WHAT IS NEEDED: Your task is to reproduce, verbatim and without pictures, the lines from the opening of the listing through the line containing "(koppeling-1) at (263,638)".

RECORDS FOR THE TASK:
§
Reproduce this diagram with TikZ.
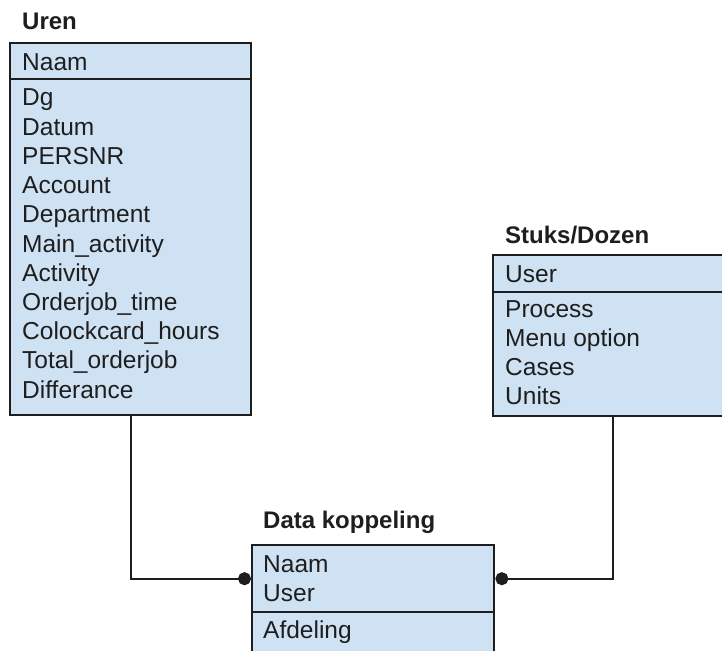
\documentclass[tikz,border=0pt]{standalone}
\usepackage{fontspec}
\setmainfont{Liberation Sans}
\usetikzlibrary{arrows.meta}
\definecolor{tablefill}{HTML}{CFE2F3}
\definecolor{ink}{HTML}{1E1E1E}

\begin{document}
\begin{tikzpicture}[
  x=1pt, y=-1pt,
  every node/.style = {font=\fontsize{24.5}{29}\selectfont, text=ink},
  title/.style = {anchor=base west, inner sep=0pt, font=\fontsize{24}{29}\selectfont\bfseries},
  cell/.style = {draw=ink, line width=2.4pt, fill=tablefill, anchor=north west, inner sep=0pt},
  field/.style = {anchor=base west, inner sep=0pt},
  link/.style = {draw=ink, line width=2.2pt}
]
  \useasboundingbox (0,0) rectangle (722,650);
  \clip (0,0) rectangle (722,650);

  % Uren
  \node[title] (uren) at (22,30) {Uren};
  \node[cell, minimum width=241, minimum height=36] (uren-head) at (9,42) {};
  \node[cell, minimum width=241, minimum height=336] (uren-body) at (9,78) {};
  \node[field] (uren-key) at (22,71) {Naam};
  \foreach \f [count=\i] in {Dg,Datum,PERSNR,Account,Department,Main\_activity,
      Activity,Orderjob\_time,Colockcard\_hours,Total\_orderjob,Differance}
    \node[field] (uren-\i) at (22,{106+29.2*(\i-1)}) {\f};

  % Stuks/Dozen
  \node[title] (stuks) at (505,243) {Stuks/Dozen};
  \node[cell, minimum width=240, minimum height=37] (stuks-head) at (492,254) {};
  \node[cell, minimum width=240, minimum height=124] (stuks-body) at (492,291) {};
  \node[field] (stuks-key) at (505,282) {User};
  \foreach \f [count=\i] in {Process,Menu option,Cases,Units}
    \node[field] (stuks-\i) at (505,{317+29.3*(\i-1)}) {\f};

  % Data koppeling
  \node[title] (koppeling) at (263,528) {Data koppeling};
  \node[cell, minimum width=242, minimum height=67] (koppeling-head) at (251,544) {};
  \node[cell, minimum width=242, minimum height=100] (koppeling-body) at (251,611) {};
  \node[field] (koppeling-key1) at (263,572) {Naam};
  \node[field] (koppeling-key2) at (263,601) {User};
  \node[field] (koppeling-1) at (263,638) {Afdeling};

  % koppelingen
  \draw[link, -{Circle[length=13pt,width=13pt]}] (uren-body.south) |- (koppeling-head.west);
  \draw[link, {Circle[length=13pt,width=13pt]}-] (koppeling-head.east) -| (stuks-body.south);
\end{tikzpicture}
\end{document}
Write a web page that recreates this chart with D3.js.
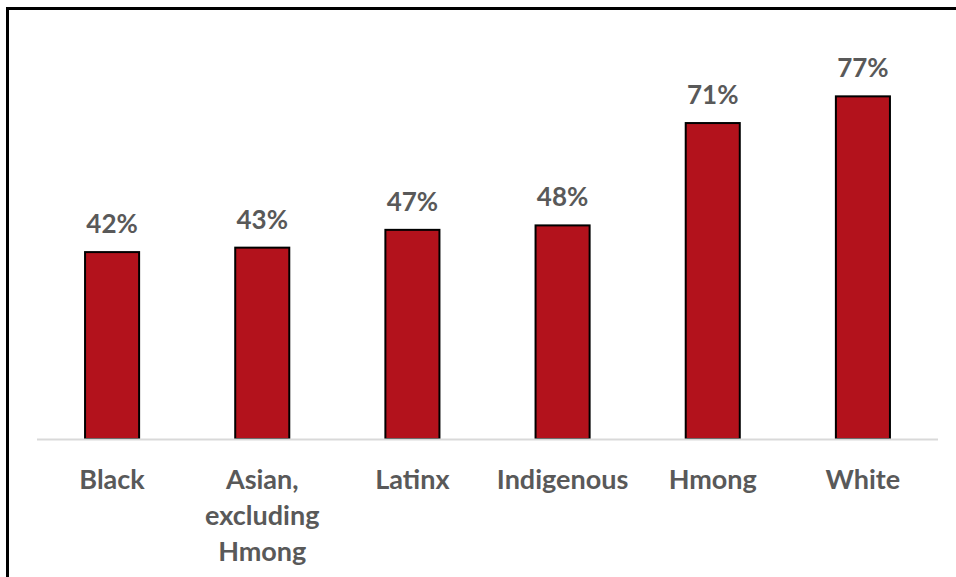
§
RESPONSE BELOW:
Reproduce this diagram with TikZ.
\documentclass[tikz,border=0pt]{standalone}
\usepackage{fontspec}
\setmainfont{Liberation Sans}
\usetikzlibrary{arrows.meta}
\definecolor{tablefill}{HTML}{CFE2F3}
\definecolor{ink}{HTML}{1E1E1E}

\begin{document}
\begin{tikzpicture}[
  x=1pt, y=-1pt,
  every node/.style = {font=\fontsize{24.5}{29}\selectfont, text=ink},
  title/.style = {anchor=base west, inner sep=0pt, font=\fontsize{24}{29}\selectfont\bfseries},
  cell/.style = {draw=ink, line width=2.4pt, fill=tablefill, anchor=north west, inner sep=0pt},
  field/.style = {anchor=base west, inner sep=0pt},
  link/.style = {draw=ink, line width=2.2pt}
]
  \useasboundingbox (0,0) rectangle (722,650);
  \clip (0,0) rectangle (722,650);

  % Uren
  \node[title] (uren) at (22,30) {Uren};
  \node[cell, minimum width=241, minimum height=36] (uren-head) at (9,42) {};
  \node[cell, minimum width=241, minimum height=336] (uren-body) at (9,78) {};
  \node[field] (uren-key) at (22,71) {Naam};
  \foreach \f [count=\i] in {Dg,Datum,PERSNR,Account,Department,Main\_activity,
      Activity,Orderjob\_time,Colockcard\_hours,Total\_orderjob,Differance}
    \node[field] (uren-\i) at (22,{106+29.2*(\i-1)}) {\f};

  % Stuks/Dozen
  \node[title] (stuks) at (505,243) {Stuks/Dozen};
  \node[cell, minimum width=240, minimum height=37] (stuks-head) at (492,254) {};
  \node[cell, minimum width=240, minimum height=124] (stuks-body) at (492,291) {};
  \node[field] (stuks-key) at (505,282) {User};
  \foreach \f [count=\i] in {Process,Menu option,Cases,Units}
    \node[field] (stuks-\i) at (505,{317+29.3*(\i-1)}) {\f};

  % Data koppeling
  \node[title] (koppeling) at (263,528) {Data koppeling};
  \node[cell, minimum width=242, minimum height=67] (koppeling-head) at (251,544) {};
  \node[cell, minimum width=242, minimum height=100] (koppeling-body) at (251,611) {};
  \node[field] (koppeling-key1) at (263,572) {Naam};
  \node[field] (koppeling-key2) at (263,601) {User};
  \node[field] (koppeling-1) at (263,638) {Afdeling};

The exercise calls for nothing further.